I haven’t even gone over all the things that can or do happen in the midst of all this that affects the writing. There is MUCH more.
But hopefully you get the point now. Producer draft? Studio draft? From which writer? For which producers, director(s) or actor(s)?
Was this the official Studio Draft Four? Or are you reading Producer Draft Twenty-Six, where you were trying out that thing that DIDNT work?
Now: soak ALL of that in, and try to tell me if you can REALLY get any sense of what the finished film is going to be. Can you?
You can? GREAT! Because now we’re going to talk about constant on-set revisions and reshoots!!!!!!!!!
Just kidding. We’re not going to talk about those. That would be overkill. I think you get the point.
And it’s not just unfinished – it’s still in a nascent state. You’re trying everything, good bad or ugly, to find the story’s right shape.
That can take a long, long, long time. And most of the time it never even gets to a point where you can shoot it.
Hell, most of the time, it gets so overdeveloped that it’s not WORTH shooting. But that doesn’t mean you don’t try. Because some make it.

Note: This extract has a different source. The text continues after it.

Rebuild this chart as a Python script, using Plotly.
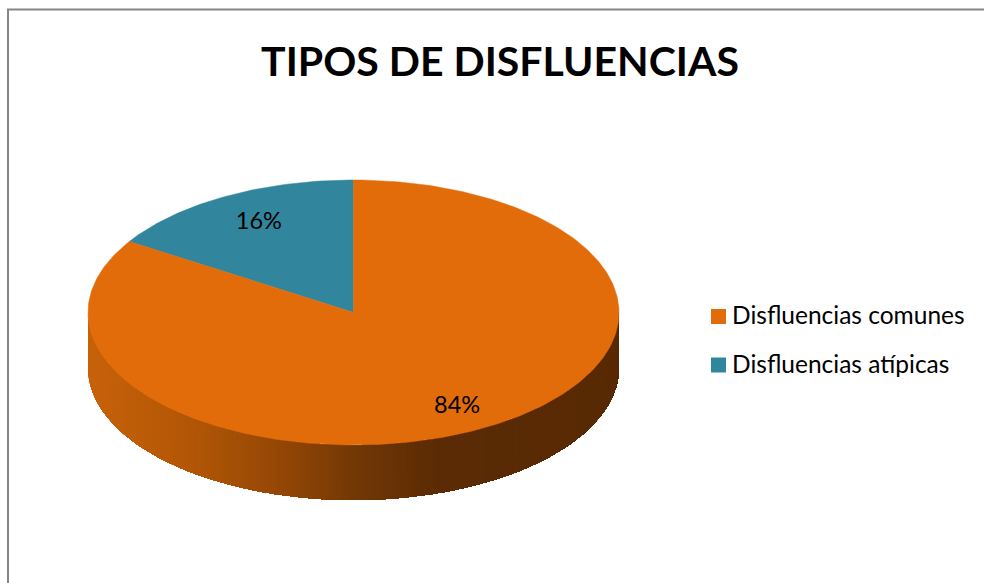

GHOSTBUSTERS is happening, and it’s happening with a kick-ass cast. But that script ain’t NEAR finished, whatever version is out there.
So if you see someone claiming a script sucks or a script is great or it’s just running in place, it doesn’t matter. It’s in-between.
It can go from any level to and other level of quality, and then it can go in the complete opposite direction once it’s filmed.
So take any script reviews – even those from “finished” scripts – with a MASSIVE grain of salt. People who “get” movies know this process.
BTW, all that shit I just described? I think I speak for most writers when I say we’d go through it infinitely if we had to.
Because screenwriting for a living is, seriously, the coolest fucking thing on the planet, and even with the headaches, we’re lucky as shit.
Hence Geoff’s rant. Takeaways:
* If the thought of someone rewriting your story gives you virtual shingles, you probably want to focus on writing novels or plays. Because in Hollywood, everybody gets rewritten.
* If you think “Writing is rewriting” is a cute little phrase emerging from the Land of Hyperbole, wrong. What Geoff described is what writers expect going into every project. Unless the project’s director is Clint Eastwood and he intones, “We’ll shoot it as written.”
* Don’t critique scripts in development. Don’t support sites that engage in this type of activity. I have heard from writers who have told me a project of theirs has been deep-sixed by some negative buzz online about a script in development. Sadly many people who work in development are Weather Vanes, they blow with the virtual wind. It doesn’t take much for them to lose confidence in a project if some derisive comments emerge online about the script. As Geoff points out, they are works in progress, not reflective of the final product.